## The request
Repeat every record below exactly, omitting any pictures.

══ Input for this task

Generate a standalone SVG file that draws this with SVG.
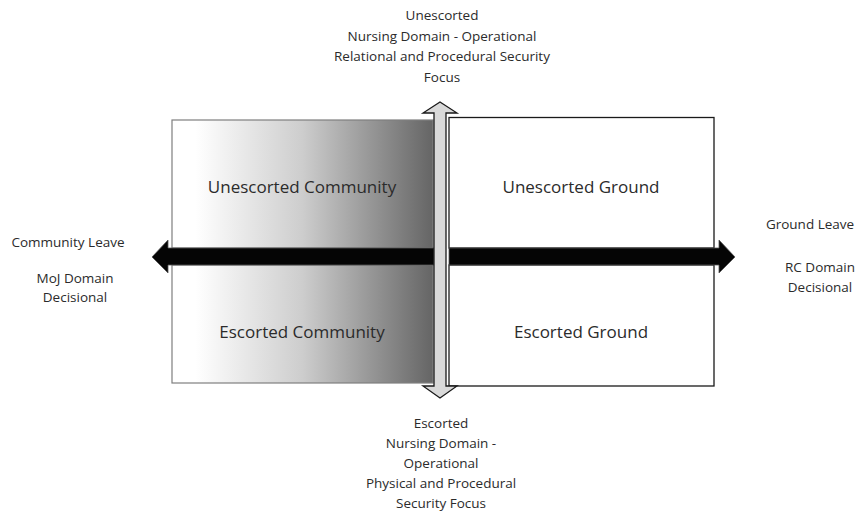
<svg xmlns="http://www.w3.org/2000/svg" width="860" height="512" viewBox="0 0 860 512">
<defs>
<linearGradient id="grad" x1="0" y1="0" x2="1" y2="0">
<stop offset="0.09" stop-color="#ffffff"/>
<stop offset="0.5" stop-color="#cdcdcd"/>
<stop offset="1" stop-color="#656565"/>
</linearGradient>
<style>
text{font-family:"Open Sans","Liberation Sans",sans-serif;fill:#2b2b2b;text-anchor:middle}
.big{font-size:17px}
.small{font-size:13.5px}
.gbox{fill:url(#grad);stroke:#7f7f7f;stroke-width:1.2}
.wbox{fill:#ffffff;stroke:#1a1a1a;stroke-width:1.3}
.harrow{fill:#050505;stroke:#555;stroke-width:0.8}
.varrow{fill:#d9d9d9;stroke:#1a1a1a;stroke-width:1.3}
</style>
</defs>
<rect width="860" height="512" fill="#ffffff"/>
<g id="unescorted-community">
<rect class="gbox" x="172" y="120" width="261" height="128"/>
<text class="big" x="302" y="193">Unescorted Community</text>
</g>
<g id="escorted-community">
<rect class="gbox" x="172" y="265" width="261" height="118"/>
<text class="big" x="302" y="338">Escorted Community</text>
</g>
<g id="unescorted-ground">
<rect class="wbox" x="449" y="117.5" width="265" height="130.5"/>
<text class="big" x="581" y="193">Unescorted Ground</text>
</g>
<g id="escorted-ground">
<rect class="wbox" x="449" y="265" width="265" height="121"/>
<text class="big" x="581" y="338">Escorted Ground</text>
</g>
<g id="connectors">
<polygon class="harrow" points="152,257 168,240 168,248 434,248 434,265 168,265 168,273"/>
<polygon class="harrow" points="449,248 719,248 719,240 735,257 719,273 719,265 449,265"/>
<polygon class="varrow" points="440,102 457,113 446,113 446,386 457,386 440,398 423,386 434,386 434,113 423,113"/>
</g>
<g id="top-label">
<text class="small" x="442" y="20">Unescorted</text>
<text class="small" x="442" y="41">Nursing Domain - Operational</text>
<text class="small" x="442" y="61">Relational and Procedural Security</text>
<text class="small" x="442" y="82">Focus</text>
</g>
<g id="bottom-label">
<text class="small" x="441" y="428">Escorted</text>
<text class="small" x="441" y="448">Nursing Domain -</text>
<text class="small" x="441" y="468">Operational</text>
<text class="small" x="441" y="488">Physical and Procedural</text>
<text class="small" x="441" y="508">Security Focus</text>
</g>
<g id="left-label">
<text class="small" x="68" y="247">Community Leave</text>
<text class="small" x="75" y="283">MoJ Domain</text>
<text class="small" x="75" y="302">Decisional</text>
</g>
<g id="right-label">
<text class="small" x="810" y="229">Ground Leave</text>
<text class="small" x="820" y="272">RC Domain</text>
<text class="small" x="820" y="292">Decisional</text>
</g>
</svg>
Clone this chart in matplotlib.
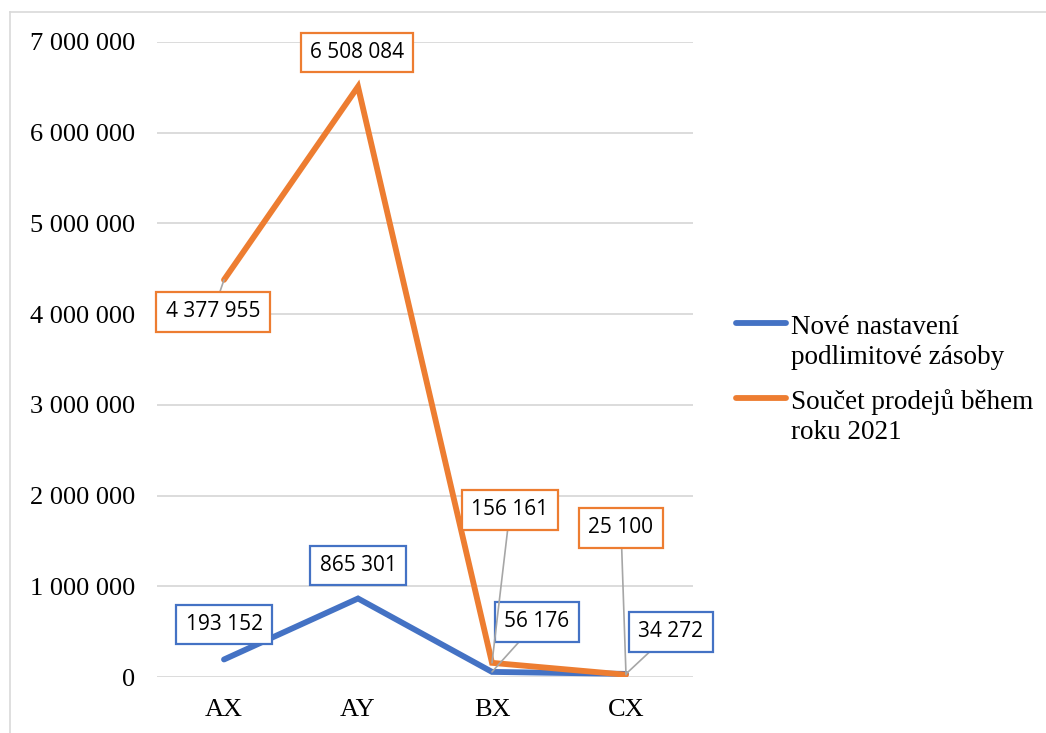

════

## Full answer
Generate a standalone SVG file that draws this with SVG.
<svg xmlns="http://www.w3.org/2000/svg" width="860" height="512" viewBox="0 0 860 512">
<defs>
<linearGradient id="grad" x1="0" y1="0" x2="1" y2="0">
<stop offset="0.09" stop-color="#ffffff"/>
<stop offset="0.5" stop-color="#cdcdcd"/>
<stop offset="1" stop-color="#656565"/>
</linearGradient>
<style>
text{font-family:"Open Sans","Liberation Sans",sans-serif;fill:#2b2b2b;text-anchor:middle}
.big{font-size:17px}
.small{font-size:13.5px}
.gbox{fill:url(#grad);stroke:#7f7f7f;stroke-width:1.2}
.wbox{fill:#ffffff;stroke:#1a1a1a;stroke-width:1.3}
.harrow{fill:#050505;stroke:#555;stroke-width:0.8}
.varrow{fill:#d9d9d9;stroke:#1a1a1a;stroke-width:1.3}
</style>
</defs>
<rect width="860" height="512" fill="#ffffff"/>
<g id="unescorted-community">
<rect class="gbox" x="172" y="120" width="261" height="128"/>
<text class="big" x="302" y="193">Unescorted Community</text>
</g>
<g id="escorted-community">
<rect class="gbox" x="172" y="265" width="261" height="118"/>
<text class="big" x="302" y="338">Escorted Community</text>
</g>
<g id="unescorted-ground">
<rect class="wbox" x="449" y="117.5" width="265" height="130.5"/>
<text class="big" x="581" y="193">Unescorted Ground</text>
</g>
<g id="escorted-ground">
<rect class="wbox" x="449" y="265" width="265" height="121"/>
<text class="big" x="581" y="338">Escorted Ground</text>
</g>
<g id="connectors">
<polygon class="harrow" points="152,257 168,240 168,248 434,248 434,265 168,265 168,273"/>
<polygon class="harrow" points="449,248 719,248 719,240 735,257 719,273 719,265 449,265"/>
<polygon class="varrow" points="440,102 457,113 446,113 446,386 457,386 440,398 423,386 434,386 434,113 423,113"/>
</g>
<g id="top-label">
<text class="small" x="442" y="20">Unescorted</text>
<text class="small" x="442" y="41">Nursing Domain - Operational</text>
<text class="small" x="442" y="61">Relational and Procedural Security</text>
<text class="small" x="442" y="82">Focus</text>
</g>
<g id="bottom-label">
<text class="small" x="441" y="428">Escorted</text>
<text class="small" x="441" y="448">Nursing Domain -</text>
<text class="small" x="441" y="468">Operational</text>
<text class="small" x="441" y="488">Physical and Procedural</text>
<text class="small" x="441" y="508">Security Focus</text>
</g>
<g id="left-label">
<text class="small" x="68" y="247">Community Leave</text>
<text class="small" x="75" y="283">MoJ Domain</text>
<text class="small" x="75" y="302">Decisional</text>
</g>
<g id="right-label">
<text class="small" x="810" y="229">Ground Leave</text>
<text class="small" x="820" y="272">RC Domain</text>
<text class="small" x="820" y="292">Decisional</text>
</g>
</svg>
Clone this chart in matplotlib.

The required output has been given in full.